== Goal ==
Quote only the lines from the top of the listing below down to and including the line with "import * as echarts from 'echarts';".

== Raw records ==
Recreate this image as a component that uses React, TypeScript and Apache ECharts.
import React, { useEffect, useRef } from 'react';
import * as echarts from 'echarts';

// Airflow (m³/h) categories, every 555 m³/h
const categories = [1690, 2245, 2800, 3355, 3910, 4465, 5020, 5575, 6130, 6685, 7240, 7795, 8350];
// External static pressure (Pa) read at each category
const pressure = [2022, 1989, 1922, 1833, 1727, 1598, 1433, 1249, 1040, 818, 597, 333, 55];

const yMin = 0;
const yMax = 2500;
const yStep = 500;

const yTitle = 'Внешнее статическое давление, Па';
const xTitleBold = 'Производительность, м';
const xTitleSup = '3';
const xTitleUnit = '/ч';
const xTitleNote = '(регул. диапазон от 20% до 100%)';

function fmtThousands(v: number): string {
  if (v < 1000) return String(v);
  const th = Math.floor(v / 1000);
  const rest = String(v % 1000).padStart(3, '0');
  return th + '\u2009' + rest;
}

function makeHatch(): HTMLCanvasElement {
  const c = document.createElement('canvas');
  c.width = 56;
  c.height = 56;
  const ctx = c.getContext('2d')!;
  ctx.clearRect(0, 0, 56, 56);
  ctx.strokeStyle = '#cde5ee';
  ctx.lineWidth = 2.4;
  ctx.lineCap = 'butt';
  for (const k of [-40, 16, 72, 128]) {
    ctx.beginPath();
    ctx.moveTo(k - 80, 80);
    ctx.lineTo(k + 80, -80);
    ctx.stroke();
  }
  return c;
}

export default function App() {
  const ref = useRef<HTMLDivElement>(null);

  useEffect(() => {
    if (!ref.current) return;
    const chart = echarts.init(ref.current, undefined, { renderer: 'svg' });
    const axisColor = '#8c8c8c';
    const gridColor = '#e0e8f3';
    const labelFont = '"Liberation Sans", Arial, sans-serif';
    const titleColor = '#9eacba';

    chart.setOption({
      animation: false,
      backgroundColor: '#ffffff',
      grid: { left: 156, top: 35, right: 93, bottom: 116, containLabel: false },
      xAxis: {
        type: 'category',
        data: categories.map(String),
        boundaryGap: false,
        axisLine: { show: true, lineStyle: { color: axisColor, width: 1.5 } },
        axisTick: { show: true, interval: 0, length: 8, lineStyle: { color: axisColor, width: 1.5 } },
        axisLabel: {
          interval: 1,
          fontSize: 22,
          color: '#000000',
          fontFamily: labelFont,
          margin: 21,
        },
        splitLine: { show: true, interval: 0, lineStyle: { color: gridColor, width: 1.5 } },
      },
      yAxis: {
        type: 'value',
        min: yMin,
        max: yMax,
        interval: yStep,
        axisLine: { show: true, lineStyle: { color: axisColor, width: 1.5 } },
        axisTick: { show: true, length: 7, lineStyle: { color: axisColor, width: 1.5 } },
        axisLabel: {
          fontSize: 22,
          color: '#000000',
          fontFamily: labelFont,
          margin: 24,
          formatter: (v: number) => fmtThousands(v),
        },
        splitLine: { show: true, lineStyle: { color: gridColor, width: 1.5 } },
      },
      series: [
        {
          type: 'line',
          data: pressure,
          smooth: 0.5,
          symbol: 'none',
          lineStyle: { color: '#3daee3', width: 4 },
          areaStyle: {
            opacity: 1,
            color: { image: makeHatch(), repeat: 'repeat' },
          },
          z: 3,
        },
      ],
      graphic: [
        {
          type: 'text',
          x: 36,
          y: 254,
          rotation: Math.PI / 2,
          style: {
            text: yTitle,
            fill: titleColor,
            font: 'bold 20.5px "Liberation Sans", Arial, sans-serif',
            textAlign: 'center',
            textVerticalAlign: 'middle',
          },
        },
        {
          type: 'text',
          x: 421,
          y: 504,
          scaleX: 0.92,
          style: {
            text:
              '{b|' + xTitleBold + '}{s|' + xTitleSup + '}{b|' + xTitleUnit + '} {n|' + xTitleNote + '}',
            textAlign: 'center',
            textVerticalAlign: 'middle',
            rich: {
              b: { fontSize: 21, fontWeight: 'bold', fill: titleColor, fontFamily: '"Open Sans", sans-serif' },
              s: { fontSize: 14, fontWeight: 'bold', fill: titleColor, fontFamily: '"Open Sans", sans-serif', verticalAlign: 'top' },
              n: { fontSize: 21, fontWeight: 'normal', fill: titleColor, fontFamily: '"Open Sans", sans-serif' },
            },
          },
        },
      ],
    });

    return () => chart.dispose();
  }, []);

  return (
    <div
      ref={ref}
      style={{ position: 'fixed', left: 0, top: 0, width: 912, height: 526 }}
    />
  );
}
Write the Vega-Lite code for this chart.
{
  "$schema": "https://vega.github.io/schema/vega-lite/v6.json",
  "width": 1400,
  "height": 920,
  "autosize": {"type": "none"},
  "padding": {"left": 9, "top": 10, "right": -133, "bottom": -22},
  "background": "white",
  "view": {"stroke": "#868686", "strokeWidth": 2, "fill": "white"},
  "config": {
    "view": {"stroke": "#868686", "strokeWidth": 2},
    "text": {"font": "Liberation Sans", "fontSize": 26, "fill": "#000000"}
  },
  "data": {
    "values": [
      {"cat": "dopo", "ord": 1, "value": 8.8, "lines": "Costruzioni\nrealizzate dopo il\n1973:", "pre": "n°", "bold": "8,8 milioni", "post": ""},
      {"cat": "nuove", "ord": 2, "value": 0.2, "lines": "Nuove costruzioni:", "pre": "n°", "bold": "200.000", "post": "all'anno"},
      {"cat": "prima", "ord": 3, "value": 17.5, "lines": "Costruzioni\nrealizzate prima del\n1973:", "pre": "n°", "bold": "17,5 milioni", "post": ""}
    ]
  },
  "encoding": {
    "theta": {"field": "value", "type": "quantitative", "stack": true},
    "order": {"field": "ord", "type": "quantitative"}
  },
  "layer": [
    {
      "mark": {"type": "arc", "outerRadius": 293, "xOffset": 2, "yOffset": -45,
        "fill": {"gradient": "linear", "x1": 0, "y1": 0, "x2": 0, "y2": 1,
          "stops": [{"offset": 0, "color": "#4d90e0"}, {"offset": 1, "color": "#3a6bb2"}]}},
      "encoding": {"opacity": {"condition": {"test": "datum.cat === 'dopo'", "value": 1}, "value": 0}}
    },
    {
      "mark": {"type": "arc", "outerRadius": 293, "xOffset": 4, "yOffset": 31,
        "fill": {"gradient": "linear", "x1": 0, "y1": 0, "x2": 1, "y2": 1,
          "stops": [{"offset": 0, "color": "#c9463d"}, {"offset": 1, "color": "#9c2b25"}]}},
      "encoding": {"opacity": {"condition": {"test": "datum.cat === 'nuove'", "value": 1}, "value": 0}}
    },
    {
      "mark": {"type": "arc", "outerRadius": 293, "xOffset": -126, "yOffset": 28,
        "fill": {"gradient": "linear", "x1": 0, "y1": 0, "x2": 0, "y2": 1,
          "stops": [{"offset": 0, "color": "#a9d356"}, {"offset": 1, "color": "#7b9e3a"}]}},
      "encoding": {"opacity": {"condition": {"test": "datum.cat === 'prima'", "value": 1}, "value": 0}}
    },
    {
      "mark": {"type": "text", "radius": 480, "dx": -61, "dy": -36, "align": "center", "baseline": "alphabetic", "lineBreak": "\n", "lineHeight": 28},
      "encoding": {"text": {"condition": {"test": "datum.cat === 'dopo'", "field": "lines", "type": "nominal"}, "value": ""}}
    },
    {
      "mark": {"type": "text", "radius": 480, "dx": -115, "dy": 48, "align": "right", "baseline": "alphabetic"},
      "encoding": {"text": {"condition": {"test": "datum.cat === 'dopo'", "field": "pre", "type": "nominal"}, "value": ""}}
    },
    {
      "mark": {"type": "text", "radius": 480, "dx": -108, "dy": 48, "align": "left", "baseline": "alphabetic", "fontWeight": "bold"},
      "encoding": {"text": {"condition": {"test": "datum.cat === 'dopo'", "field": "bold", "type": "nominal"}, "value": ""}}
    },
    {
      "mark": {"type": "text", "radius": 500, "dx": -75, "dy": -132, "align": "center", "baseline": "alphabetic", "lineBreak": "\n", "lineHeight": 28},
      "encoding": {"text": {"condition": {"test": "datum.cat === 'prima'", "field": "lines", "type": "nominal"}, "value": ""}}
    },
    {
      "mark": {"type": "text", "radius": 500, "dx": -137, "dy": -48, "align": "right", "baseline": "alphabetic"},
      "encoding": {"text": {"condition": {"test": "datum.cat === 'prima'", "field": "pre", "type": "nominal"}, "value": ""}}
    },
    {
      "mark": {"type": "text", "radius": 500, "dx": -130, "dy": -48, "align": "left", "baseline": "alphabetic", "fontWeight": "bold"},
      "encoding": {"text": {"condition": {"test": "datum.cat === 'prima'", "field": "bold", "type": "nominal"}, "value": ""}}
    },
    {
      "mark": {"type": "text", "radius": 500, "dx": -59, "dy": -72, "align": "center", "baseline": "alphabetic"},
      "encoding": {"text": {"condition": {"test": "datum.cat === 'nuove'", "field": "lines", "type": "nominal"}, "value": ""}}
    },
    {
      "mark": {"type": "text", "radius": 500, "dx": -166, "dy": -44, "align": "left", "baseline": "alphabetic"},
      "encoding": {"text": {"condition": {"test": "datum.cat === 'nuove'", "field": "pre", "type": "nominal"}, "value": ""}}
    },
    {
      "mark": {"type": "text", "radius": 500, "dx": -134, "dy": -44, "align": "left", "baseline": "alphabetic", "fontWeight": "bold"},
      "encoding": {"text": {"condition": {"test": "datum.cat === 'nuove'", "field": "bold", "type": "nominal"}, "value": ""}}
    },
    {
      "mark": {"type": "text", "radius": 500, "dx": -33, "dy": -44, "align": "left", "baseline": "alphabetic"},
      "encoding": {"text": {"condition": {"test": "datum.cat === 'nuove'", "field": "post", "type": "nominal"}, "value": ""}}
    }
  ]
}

== Solution to this task ==
Recreate this image as a component that uses React, TypeScript and Apache ECharts.
import React, { useEffect, useRef } from 'react';
import * as echarts from 'echarts';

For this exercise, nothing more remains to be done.